Starting at the line that contains "Give me the matplotlib source for this chart." and stopping at the line that contains "desv = 1.422", transcribe every line of the material below exactly; pictures stay out.

Begin DATA SHOWN

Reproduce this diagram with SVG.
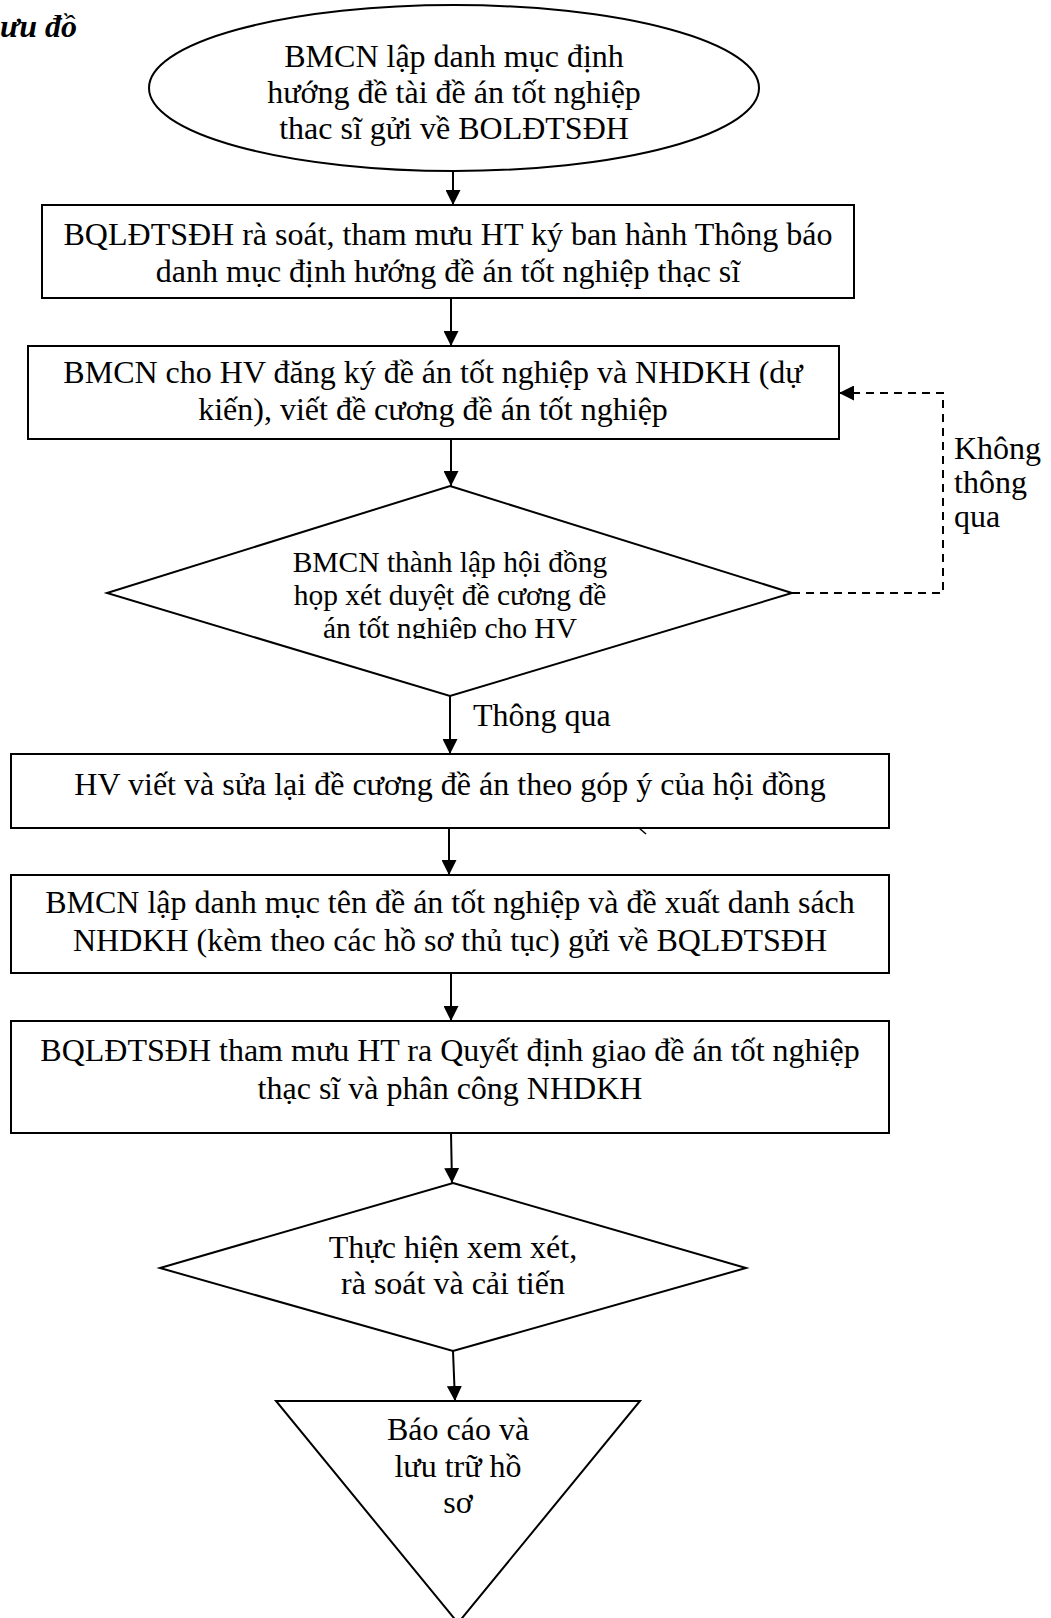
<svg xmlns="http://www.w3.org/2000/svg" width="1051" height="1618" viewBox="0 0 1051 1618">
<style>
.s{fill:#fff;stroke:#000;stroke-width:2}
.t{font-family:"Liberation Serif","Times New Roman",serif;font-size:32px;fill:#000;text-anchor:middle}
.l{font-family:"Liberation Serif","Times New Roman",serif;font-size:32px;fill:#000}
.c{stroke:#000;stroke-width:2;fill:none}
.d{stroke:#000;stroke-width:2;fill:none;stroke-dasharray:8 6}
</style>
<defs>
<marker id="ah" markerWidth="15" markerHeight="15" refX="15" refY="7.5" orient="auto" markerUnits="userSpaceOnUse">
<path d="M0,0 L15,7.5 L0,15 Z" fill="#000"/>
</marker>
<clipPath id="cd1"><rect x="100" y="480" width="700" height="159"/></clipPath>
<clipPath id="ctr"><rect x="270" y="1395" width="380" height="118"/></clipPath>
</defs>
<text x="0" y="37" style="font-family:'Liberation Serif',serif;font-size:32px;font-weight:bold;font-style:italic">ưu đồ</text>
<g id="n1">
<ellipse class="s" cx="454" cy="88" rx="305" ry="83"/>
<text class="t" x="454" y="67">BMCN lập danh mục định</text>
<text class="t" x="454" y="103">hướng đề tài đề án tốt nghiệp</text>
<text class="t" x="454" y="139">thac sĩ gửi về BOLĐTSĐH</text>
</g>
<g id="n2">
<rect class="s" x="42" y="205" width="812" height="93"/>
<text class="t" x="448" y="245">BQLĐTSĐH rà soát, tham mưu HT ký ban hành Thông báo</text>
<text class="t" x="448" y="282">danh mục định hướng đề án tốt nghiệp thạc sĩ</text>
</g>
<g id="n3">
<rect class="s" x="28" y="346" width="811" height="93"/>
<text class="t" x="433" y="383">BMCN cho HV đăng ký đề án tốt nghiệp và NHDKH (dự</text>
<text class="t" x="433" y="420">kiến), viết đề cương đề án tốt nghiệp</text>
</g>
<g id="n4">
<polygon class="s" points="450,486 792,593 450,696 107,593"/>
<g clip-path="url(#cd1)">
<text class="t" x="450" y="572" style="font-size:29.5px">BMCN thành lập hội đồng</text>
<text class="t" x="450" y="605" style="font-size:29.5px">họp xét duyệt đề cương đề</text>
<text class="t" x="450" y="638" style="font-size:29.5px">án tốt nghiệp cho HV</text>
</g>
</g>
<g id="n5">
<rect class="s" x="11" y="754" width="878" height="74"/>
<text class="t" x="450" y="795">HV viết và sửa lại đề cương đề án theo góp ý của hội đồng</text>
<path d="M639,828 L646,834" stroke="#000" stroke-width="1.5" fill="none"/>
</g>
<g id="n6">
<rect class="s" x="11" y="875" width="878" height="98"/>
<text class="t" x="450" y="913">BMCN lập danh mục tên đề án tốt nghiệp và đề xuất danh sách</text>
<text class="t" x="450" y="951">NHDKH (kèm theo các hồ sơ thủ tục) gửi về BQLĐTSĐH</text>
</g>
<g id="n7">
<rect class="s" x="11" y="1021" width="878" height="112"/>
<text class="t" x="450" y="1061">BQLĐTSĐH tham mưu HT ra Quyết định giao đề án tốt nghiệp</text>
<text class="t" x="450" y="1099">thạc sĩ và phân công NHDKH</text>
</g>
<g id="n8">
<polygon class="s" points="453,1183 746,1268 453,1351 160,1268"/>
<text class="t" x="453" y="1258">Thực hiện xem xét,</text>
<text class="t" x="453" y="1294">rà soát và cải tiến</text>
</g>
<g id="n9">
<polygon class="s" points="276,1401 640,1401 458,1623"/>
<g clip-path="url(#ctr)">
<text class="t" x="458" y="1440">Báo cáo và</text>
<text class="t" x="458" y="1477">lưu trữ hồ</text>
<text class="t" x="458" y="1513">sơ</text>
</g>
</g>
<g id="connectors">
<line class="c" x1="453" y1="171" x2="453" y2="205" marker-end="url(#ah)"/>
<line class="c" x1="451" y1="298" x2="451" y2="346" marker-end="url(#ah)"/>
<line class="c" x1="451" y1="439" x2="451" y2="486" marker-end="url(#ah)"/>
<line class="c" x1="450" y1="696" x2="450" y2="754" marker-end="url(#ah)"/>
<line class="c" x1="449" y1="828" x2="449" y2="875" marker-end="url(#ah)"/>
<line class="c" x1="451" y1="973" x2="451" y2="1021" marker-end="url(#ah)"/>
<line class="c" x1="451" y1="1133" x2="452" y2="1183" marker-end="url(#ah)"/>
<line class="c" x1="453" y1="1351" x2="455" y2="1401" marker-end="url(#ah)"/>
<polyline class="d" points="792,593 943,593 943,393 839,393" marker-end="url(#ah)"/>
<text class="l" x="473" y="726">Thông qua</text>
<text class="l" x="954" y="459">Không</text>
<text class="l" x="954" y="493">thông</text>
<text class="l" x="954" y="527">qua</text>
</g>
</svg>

End DATA SHOWN
Begin DATA SHOWN

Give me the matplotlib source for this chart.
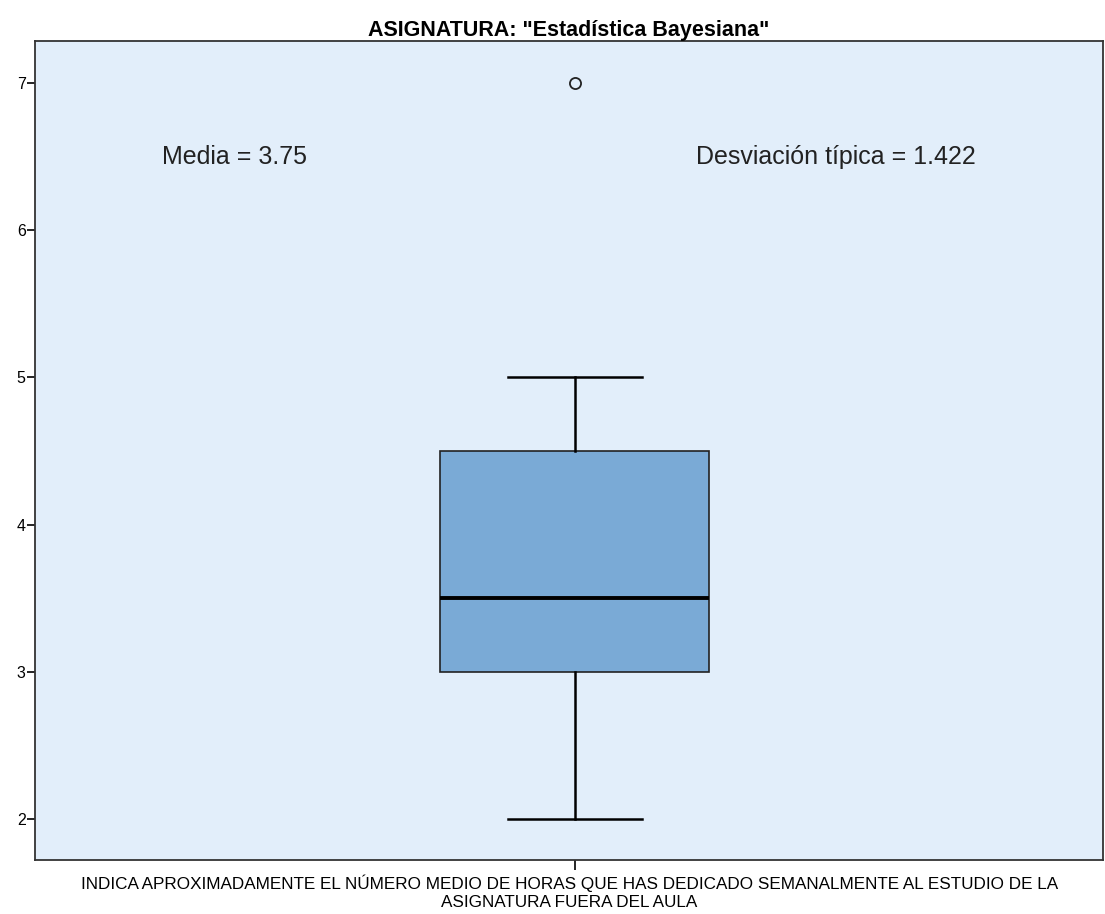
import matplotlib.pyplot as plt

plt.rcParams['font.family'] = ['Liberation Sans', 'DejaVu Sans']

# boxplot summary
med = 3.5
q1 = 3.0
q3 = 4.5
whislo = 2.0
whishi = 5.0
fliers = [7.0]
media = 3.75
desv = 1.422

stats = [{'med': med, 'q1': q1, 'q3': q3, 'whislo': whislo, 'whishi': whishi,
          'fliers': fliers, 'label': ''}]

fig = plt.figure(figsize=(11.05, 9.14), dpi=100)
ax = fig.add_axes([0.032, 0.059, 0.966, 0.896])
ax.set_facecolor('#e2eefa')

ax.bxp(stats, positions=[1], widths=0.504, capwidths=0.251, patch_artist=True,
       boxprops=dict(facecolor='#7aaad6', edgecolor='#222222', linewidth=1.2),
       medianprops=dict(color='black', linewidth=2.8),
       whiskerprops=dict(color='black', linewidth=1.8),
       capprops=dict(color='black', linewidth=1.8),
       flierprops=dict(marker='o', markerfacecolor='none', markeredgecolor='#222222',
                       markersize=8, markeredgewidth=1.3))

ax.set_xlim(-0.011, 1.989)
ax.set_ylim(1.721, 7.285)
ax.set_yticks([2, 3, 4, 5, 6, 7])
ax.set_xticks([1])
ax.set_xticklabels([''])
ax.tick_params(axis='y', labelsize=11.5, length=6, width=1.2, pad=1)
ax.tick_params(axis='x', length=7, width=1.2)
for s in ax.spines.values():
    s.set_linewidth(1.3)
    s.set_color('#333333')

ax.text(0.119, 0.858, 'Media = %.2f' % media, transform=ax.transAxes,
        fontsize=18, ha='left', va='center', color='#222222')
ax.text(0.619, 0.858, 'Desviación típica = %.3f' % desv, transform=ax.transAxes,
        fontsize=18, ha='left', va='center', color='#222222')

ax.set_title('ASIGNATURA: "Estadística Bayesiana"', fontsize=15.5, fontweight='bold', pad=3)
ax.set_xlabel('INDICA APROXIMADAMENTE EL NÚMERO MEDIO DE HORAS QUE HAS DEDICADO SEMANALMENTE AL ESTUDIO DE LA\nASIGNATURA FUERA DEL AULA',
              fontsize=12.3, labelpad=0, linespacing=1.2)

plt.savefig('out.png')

End DATA SHOWN

_IN RESPONSE:_
Give me the matplotlib source for this chart.
import matplotlib.pyplot as plt

plt.rcParams['font.family'] = ['Liberation Sans', 'DejaVu Sans']

# boxplot summary
med = 3.5
q1 = 3.0
q3 = 4.5
whislo = 2.0
whishi = 5.0
fliers = [7.0]
media = 3.75
desv = 1.422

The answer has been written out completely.